Given problem
Restate each line word for word. Leave out every picture.

Data
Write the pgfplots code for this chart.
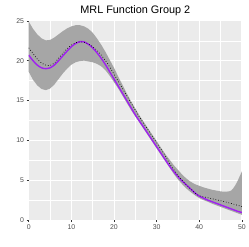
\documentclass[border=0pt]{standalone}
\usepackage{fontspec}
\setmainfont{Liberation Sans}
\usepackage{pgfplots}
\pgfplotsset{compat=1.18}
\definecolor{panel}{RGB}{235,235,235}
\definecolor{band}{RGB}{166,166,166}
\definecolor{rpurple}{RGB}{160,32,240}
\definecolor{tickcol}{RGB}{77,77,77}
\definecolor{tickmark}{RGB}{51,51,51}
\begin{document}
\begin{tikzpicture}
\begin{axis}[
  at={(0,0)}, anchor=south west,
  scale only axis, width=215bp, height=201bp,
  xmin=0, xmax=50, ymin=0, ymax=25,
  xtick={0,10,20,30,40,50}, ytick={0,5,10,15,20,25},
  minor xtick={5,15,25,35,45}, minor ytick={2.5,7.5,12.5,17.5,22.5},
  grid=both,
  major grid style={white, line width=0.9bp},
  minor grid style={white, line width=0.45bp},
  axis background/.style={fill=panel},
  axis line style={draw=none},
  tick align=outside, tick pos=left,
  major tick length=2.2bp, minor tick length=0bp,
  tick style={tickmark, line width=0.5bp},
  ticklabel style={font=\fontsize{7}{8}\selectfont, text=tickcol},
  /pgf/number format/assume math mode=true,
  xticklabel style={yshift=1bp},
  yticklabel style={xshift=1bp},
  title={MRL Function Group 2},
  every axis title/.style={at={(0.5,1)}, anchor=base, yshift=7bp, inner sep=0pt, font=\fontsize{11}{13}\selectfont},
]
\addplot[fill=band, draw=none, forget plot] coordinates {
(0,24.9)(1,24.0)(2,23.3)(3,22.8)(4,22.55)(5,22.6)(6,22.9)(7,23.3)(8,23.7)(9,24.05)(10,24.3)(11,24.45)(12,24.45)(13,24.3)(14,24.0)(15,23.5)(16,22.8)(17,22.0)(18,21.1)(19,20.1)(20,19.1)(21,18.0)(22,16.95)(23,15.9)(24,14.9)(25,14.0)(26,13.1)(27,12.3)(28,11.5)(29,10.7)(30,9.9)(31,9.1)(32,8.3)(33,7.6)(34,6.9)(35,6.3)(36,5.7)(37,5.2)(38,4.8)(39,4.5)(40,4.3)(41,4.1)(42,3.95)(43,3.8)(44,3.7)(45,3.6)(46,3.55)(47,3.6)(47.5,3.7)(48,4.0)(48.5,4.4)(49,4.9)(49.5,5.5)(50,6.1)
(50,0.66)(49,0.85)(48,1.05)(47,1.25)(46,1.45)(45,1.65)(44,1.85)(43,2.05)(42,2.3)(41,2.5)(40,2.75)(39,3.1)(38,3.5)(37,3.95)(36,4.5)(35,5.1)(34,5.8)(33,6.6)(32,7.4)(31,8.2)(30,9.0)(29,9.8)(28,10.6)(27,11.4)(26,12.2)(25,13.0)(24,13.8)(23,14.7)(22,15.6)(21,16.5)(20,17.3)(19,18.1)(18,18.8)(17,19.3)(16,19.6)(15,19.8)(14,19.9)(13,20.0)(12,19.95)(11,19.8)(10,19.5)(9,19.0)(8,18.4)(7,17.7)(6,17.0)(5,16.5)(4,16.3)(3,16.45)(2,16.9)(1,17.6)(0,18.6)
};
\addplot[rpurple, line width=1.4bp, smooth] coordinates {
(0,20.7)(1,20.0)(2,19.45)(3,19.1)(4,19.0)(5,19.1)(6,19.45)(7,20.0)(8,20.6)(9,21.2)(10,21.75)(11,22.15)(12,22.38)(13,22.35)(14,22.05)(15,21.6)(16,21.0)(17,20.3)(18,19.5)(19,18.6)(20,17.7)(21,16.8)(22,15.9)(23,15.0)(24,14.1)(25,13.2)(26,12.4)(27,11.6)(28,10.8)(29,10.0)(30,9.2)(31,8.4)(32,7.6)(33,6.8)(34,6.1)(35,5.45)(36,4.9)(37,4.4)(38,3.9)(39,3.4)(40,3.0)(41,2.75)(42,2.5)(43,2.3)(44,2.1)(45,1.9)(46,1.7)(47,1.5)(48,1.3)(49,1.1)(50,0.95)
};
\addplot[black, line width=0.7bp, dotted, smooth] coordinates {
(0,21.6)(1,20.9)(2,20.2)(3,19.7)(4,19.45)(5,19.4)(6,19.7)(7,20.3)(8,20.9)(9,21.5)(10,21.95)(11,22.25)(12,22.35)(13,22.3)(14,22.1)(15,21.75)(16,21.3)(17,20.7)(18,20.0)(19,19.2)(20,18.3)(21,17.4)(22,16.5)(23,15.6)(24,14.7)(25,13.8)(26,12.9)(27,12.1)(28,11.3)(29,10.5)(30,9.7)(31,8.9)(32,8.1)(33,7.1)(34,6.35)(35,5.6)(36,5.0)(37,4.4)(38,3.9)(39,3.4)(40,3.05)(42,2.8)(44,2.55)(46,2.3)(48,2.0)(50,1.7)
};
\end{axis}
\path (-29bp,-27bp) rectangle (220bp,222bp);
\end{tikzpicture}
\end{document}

Exercise output
Write the pgfplots code for this chart.
\documentclass[border=0pt]{standalone}
\usepackage{fontspec}
\setmainfont{Liberation Sans}
\usepackage{pgfplots}
\pgfplotsset{compat=1.18}
\definecolor{panel}{RGB}{235,235,235}
\definecolor{band}{RGB}{166,166,166}
\definecolor{rpurple}{RGB}{160,32,240}
\definecolor{tickcol}{RGB}{77,77,77}
\definecolor{tickmark}{RGB}{51,51,51}
\begin{document}
\begin{tikzpicture}
\begin{axis}[
  at={(0,0)}, anchor=south west,
  scale only axis, width=215bp, height=201bp,
  xmin=0, xmax=50, ymin=0, ymax=25,
  xtick={0,10,20,30,40,50}, ytick={0,5,10,15,20,25},
  minor xtick={5,15,25,35,45}, minor ytick={2.5,7.5,12.5,17.5,22.5},
  grid=both,
  major grid style={white, line width=0.9bp},
  minor grid style={white, line width=0.45bp},
  axis background/.style={fill=panel},
  axis line style={draw=none},
  tick align=outside, tick pos=left,
  major tick length=2.2bp, minor tick length=0bp,
  tick style={tickmark, line width=0.5bp},
  ticklabel style={font=\fontsize{7}{8}\selectfont, text=tickcol},
  /pgf/number format/assume math mode=true,
  xticklabel style={yshift=1bp},
  yticklabel style={xshift=1bp},
  title={MRL Function Group 2},
  every axis title/.style={at={(0.5,1)}, anchor=base, yshift=7bp, inner sep=0pt, font=\fontsize{11}{13}\selectfont},
]
\addplot[fill=band, draw=none, forget plot] coordinates {
(0,24.9)(1,24.0)(2,23.3)(3,22.8)(4,22.55)(5,22.6)(6,22.9)(7,23.3)(8,23.7)(9,24.05)(10,24.3)(11,24.45)(12,24.45)(13,24.3)(14,24.0)(15,23.5)(16,22.8)(17,22.0)(18,21.1)(19,20.1)(20,19.1)(21,18.0)(22,16.95)(23,15.9)(24,14.9)(25,14.0)(26,13.1)(27,12.3)(28,11.5)(29,10.7)(30,9.9)(31,9.1)(32,8.3)(33,7.6)(34,6.9)(35,6.3)(36,5.7)(37,5.2)(38,4.8)(39,4.5)(40,4.3)(41,4.1)(42,3.95)(43,3.8)(44,3.7)(45,3.6)(46,3.55)(47,3.6)(47.5,3.7)(48,4.0)(48.5,4.4)(49,4.9)(49.5,5.5)(50,6.1)
(50,0.66)(49,0.85)(48,1.05)(47,1.25)(46,1.45)(45,1.65)(44,1.85)(43,2.05)(42,2.3)(41,2.5)(40,2.75)(39,3.1)(38,3.5)(37,3.95)(36,4.5)(35,5.1)(34,5.8)(33,6.6)(32,7.4)(31,8.2)(30,9.0)(29,9.8)(28,10.6)(27,11.4)(26,12.2)(25,13.0)(24,13.8)(23,14.7)(22,15.6)(21,16.5)(20,17.3)(19,18.1)(18,18.8)(17,19.3)(16,19.6)(15,19.8)(14,19.9)(13,20.0)(12,19.95)(11,19.8)(10,19.5)(9,19.0)(8,18.4)(7,17.7)(6,17.0)(5,16.5)(4,16.3)(3,16.45)(2,16.9)(1,17.6)(0,18.6)
};
\addplot[rpurple, line width=1.4bp, smooth] coordinates {
(0,20.7)(1,20.0)(2,19.45)(3,19.1)(4,19.0)(5,19.1)(6,19.45)(7,20.0)(8,20.6)(9,21.2)(10,21.75)(11,22.15)(12,22.38)(13,22.35)(14,22.05)(15,21.6)(16,21.0)(17,20.3)(18,19.5)(19,18.6)(20,17.7)(21,16.8)(22,15.9)(23,15.0)(24,14.1)(25,13.2)(26,12.4)(27,11.6)(28,10.8)(29,10.0)(30,9.2)(31,8.4)(32,7.6)(33,6.8)(34,6.1)(35,5.45)(36,4.9)(37,4.4)(38,3.9)(39,3.4)(40,3.0)(41,2.75)(42,2.5)(43,2.3)(44,2.1)(45,1.9)(46,1.7)(47,1.5)(48,1.3)(49,1.1)(50,0.95)
};
\addplot[black, line width=0.7bp, dotted, smooth] coordinates {
(0,21.6)(1,20.9)(2,20.2)(3,19.7)(4,19.45)(5,19.4)(6,19.7)(7,20.3)(8,20.9)(9,21.5)(10,21.95)(11,22.25)(12,22.35)(13,22.3)(14,22.1)(15,21.75)(16,21.3)(17,20.7)(18,20.0)(19,19.2)(20,18.3)(21,17.4)(22,16.5)(23,15.6)(24,14.7)(25,13.8)(26,12.9)(27,12.1)(28,11.3)(29,10.5)(30,9.7)(31,8.9)(32,8.1)(33,7.1)(34,6.35)(35,5.6)(36,5.0)(37,4.4)(38,3.9)(39,3.4)(40,3.05)(42,2.8)(44,2.55)(46,2.3)(48,2.0)(50,1.7)
};
\end{axis}
\path (-29bp,-27bp) rectangle (220bp,222bp);
\end{tikzpicture}
\end{document}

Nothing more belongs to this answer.